Marketing technology consultant David Raab developed the concept of a CDP over a series of blog posts in 2013 and later went on to found the vendor-neutral CDP Institute, which developed the first definition of the term. By 2020, the CDP Institute identified 133 CDP vendors and estimated annual industry revenue at $1.3 billion. While still a nascent, growing marketing technology segment, there’s emerging consensus about what constitutes a CDP. 

The research and advisory firm Gartner has identified four such facets that a technology must feature to function as a CDP: data collection, profile unification, segmentation, and activation. 


Data Collection

Customers engage with brands over a wide variety of devices and channels. CDPs must not only capture this data, but process and serve it quickly to account for its velocity.


Profile Unification 

A CDP must integrate this disparate data into a “golden record” or “single source of truth” for each customer based on their personally identifiable information (PII). The figure below illustrates the basic task of profile unification.



Notice that, in this example, two different email addresses are provided. A CDP must be able to integrate this divergent — even possibly conflicting — customer data.

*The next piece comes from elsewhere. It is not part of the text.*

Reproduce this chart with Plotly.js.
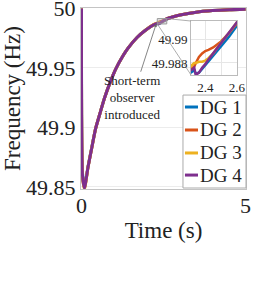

Profile unification is logistically and computationally demanding. A CDP that unifies this data based on exact matches alone risks discarding huge numbers of customer profiles. Many CDPs use sophisticated statistical models to match disparate pieces of PII based on probabilistic evidence. Identity resolution, more generally, is used to integrate identifiers from all devices, platforms, and channels to create a unified customer profile. 



Customer segmentation is nothing new. The CDP serves to unify and simplify how marketers perform this segmentation. With all customer data integrated into a customer-level record, segments can be defined using information ranging from media engagement and purchase data to call centre interaction data. 


Finally, the CDP should facilitate driving customers to action through brand interaction. Done right, this goes far beyond the targeted advertisements of data management platforms (DMPs): Customers should be driven to action by an omnichannel, cross-journey experience. For example, CDP activation looks like e-commerce showing users different offerings based on their last in-store or online purchases. Or it could be call centre and social media representatives using a particular script based on the identified needs of the customer’s segment.


Consumers today are looking for contextually relevant and highly personalised engagement across all touchpoints and channels. They're open to trusted brands working with their data in exchange for these experiences, so long as it's done transparently. Ultimately, the CDP offers a marked shift from “interruption marketing” to “permission marketing.”